#### Stated problem:
Beginning with the first line below, please repeat the material exactly, ending with the line that includes "Chart.defaults.color = INK;".

──────── Data ────────

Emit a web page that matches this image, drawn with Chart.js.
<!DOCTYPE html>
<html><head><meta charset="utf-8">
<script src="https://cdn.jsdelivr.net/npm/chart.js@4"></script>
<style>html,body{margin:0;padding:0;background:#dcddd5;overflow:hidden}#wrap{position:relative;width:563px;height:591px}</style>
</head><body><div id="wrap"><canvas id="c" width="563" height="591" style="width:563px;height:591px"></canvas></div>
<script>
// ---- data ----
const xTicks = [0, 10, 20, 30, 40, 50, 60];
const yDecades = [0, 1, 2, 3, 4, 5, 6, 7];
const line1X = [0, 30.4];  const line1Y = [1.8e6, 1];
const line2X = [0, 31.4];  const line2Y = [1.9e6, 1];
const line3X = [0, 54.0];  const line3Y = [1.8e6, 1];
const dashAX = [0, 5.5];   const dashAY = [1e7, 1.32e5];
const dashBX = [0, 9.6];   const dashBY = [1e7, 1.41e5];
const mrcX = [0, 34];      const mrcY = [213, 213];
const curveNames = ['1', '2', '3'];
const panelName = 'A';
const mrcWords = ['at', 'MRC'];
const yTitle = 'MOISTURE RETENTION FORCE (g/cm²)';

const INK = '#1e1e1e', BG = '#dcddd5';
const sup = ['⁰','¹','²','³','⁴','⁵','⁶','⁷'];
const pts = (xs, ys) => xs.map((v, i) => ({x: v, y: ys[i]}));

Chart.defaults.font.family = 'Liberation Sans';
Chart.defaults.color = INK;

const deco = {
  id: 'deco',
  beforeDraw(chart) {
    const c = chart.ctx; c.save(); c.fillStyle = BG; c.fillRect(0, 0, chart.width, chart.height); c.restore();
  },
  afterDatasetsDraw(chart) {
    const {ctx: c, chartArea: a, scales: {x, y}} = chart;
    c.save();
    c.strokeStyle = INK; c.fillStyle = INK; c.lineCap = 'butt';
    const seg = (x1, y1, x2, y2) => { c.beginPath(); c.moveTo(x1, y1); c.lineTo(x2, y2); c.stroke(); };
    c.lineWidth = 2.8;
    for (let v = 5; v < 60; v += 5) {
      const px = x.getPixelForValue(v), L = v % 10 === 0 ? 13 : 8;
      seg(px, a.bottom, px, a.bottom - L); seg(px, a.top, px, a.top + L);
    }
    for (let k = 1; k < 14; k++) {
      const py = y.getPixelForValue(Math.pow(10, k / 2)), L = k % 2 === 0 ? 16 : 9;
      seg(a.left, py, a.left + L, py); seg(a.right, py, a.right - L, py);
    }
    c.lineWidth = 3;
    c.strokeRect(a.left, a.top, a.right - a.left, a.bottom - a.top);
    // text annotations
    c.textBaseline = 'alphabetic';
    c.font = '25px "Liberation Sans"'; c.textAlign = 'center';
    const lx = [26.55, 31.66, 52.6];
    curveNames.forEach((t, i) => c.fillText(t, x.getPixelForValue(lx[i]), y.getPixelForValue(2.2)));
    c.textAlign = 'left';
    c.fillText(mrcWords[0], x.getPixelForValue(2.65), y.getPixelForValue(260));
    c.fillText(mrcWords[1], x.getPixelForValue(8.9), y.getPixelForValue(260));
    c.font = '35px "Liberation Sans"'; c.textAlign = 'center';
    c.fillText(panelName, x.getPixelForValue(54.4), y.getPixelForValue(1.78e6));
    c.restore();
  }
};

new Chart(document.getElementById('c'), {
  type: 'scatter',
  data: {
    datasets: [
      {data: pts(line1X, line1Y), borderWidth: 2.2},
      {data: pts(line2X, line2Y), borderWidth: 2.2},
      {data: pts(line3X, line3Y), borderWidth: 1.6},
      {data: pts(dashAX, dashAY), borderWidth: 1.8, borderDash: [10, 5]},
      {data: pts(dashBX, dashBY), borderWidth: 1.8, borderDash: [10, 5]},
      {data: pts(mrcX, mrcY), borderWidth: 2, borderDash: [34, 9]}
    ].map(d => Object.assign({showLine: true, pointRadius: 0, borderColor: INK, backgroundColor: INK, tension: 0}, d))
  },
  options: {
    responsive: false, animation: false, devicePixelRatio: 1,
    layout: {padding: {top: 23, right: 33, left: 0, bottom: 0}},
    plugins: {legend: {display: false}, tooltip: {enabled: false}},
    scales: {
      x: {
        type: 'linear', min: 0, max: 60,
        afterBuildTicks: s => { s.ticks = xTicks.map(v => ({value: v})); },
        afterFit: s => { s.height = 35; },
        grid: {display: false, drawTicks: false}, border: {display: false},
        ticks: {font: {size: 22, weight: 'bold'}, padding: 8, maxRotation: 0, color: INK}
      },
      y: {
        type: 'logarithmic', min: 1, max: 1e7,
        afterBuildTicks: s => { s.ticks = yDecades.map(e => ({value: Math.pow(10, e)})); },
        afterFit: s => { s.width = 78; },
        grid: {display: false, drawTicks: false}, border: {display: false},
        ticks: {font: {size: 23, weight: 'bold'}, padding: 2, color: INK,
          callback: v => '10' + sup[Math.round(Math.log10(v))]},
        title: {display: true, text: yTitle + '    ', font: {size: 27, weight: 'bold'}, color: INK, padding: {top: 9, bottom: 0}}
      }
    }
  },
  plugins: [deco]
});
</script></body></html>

────────

#### Answer to this exercise:
Emit a web page that matches this image, drawn with Chart.js.
<!DOCTYPE html>
<html><head><meta charset="utf-8">
<script src="https://cdn.jsdelivr.net/npm/chart.js@4"></script>
<style>html,body{margin:0;padding:0;background:#dcddd5;overflow:hidden}#wrap{position:relative;width:563px;height:591px}</style>
</head><body><div id="wrap"><canvas id="c" width="563" height="591" style="width:563px;height:591px"></canvas></div>
<script>
// ---- data ----
const xTicks = [0, 10, 20, 30, 40, 50, 60];
const yDecades = [0, 1, 2, 3, 4, 5, 6, 7];
const line1X = [0, 30.4];  const line1Y = [1.8e6, 1];
const line2X = [0, 31.4];  const line2Y = [1.9e6, 1];
const line3X = [0, 54.0];  const line3Y = [1.8e6, 1];
const dashAX = [0, 5.5];   const dashAY = [1e7, 1.32e5];
const dashBX = [0, 9.6];   const dashBY = [1e7, 1.41e5];
const mrcX = [0, 34];      const mrcY = [213, 213];
const curveNames = ['1', '2', '3'];
const panelName = 'A';
const mrcWords = ['at', 'MRC'];
const yTitle = 'MOISTURE RETENTION FORCE (g/cm²)';

const INK = '#1e1e1e', BG = '#dcddd5';
const sup = ['⁰','¹','²','³','⁴','⁵','⁶','⁷'];
const pts = (xs, ys) => xs.map((v, i) => ({x: v, y: ys[i]}));

Chart.defaults.font.family = 'Liberation Sans';
Chart.defaults.color = INK;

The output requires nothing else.